═════ Source data
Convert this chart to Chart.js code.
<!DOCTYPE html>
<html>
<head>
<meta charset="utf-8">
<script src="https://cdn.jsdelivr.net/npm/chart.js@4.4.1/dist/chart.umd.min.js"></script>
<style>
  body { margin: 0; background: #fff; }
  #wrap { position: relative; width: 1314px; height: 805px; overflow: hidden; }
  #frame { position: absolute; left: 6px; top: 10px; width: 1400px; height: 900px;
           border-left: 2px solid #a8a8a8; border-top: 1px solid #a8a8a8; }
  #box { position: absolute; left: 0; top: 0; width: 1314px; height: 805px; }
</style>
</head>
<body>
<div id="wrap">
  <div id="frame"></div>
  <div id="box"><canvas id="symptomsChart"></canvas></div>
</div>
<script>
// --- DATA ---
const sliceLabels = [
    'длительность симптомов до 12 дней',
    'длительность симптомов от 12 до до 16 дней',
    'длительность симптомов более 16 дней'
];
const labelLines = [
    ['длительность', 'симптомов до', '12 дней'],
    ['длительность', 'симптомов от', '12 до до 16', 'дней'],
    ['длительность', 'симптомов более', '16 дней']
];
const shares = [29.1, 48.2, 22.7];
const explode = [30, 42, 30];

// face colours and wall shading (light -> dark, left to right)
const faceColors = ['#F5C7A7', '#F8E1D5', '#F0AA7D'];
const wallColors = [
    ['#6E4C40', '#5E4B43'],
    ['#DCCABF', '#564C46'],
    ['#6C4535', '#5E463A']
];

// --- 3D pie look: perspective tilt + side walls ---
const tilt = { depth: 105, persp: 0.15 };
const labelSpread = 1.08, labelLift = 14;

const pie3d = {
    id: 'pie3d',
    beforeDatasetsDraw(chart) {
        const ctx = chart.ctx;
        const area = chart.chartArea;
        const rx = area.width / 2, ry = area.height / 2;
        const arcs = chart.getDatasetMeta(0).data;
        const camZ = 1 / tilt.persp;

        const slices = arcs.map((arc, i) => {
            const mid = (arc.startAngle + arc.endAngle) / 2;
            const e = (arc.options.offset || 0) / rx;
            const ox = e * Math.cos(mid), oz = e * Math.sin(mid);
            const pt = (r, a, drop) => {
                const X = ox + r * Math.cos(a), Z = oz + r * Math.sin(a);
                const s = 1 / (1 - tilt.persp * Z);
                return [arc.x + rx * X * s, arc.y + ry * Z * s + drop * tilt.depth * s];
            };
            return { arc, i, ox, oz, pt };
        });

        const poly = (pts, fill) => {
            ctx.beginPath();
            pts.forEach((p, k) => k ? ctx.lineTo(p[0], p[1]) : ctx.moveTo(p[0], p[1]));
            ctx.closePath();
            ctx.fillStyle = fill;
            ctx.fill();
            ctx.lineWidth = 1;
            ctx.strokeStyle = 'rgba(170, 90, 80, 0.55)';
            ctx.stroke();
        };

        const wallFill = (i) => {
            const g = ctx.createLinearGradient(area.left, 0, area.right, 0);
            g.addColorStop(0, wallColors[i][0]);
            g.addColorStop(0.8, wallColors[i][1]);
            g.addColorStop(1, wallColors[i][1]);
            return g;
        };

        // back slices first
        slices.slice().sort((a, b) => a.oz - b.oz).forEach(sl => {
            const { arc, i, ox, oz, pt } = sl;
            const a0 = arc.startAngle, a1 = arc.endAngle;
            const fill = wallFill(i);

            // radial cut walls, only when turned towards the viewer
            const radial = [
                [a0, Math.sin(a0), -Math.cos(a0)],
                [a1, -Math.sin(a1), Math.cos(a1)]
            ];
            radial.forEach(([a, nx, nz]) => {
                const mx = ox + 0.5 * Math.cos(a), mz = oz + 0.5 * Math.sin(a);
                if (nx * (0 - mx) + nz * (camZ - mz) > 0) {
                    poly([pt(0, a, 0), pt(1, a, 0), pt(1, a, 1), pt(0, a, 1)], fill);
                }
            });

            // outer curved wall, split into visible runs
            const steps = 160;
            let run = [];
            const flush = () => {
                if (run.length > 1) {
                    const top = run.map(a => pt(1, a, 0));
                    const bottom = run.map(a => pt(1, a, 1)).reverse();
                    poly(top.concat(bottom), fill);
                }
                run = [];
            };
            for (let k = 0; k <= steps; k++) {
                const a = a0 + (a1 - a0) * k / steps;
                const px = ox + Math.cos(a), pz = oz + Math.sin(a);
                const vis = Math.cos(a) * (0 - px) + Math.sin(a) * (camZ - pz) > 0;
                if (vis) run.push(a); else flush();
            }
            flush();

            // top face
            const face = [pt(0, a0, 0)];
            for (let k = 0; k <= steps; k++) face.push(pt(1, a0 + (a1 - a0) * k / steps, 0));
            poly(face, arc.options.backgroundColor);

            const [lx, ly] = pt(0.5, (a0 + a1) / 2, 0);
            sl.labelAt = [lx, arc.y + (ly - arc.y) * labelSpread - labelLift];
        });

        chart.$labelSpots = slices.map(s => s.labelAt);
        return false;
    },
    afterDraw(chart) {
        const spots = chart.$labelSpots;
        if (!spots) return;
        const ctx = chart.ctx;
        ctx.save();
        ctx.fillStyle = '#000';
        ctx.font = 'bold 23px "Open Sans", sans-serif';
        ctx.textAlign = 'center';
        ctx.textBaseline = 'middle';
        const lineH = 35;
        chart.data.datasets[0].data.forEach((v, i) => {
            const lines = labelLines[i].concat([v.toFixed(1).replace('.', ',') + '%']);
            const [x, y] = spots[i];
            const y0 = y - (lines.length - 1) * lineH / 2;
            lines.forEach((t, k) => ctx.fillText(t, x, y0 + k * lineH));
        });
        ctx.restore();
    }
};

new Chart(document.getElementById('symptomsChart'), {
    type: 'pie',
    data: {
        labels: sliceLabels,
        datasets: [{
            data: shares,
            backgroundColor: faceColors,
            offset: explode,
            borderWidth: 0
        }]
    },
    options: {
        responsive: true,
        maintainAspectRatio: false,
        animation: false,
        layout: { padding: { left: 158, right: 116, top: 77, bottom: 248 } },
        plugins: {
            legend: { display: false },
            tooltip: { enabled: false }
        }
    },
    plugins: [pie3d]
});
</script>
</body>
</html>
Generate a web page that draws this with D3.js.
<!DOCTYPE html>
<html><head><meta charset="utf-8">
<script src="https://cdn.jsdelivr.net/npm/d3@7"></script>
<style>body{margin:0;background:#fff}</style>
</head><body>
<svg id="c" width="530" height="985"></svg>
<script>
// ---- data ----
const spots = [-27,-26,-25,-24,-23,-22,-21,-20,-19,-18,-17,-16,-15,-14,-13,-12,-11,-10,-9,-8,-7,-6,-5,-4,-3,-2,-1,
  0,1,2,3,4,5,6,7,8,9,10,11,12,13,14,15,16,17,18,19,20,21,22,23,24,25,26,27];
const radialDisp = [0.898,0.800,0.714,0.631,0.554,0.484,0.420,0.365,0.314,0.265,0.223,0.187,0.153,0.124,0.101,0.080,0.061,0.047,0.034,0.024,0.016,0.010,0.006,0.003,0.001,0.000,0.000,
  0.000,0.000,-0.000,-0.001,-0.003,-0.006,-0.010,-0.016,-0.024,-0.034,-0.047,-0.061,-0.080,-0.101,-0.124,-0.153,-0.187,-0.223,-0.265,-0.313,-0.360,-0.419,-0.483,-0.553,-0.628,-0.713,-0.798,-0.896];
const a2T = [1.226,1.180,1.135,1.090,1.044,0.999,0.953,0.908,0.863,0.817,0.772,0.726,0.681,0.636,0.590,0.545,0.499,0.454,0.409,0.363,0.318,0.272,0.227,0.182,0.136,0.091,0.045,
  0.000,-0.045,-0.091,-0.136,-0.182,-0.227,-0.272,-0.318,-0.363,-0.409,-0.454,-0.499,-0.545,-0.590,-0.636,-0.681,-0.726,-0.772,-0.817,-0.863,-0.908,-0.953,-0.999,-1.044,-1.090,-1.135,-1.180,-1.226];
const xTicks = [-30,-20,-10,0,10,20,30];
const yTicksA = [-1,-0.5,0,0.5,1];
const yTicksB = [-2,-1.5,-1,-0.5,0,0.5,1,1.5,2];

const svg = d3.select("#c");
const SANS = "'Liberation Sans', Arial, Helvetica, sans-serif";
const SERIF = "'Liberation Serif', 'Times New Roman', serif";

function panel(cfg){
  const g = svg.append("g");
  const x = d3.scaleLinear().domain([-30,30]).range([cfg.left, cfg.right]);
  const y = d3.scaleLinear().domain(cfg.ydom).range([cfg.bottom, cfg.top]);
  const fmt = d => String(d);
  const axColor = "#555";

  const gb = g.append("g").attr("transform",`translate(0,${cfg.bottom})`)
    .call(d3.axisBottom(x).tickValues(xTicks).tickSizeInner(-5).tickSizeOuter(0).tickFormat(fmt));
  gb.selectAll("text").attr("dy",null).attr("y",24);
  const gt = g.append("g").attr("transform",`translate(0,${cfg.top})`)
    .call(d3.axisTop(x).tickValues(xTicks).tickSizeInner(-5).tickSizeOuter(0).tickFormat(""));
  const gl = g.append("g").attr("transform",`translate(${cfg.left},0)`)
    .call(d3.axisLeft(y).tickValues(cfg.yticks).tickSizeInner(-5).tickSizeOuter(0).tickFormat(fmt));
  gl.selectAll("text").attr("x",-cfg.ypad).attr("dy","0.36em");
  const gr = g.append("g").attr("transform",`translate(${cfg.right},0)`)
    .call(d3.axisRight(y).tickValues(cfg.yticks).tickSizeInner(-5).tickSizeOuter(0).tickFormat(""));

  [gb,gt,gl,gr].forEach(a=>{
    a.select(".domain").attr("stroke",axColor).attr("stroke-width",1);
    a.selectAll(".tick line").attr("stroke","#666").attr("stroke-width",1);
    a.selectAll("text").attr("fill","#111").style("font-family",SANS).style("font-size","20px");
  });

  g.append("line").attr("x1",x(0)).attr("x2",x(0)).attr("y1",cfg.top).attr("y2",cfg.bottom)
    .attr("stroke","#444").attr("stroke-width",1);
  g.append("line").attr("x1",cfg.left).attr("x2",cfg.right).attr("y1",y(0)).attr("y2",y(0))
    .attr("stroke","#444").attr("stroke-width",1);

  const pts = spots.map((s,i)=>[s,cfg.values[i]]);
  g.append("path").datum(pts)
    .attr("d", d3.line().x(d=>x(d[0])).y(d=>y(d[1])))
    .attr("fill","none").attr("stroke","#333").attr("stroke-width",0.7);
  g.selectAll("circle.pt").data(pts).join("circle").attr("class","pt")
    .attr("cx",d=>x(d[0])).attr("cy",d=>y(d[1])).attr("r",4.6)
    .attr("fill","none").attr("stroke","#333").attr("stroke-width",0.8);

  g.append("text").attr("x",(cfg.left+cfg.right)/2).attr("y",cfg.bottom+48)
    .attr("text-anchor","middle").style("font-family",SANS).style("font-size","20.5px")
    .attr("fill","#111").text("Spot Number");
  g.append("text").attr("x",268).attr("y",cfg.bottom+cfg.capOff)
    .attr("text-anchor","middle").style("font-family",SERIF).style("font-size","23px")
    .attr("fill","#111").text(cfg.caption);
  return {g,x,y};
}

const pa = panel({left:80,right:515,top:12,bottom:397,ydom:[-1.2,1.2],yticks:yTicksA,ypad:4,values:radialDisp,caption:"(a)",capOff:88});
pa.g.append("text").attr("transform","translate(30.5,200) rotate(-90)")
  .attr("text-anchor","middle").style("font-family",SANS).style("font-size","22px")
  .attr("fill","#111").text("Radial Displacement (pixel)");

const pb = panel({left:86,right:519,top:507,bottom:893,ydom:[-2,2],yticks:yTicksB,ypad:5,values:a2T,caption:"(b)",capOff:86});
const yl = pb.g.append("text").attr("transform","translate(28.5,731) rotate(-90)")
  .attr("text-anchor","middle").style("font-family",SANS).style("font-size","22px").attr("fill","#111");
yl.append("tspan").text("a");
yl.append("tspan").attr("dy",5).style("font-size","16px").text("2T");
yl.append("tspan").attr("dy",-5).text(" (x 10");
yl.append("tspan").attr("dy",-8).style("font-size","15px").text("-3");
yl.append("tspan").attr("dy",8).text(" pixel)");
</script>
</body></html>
══════════
Copy every line of the material in which the word "this" occurs.

Convert this chart to Chart.js code.
Generate a web page that draws this with D3.js.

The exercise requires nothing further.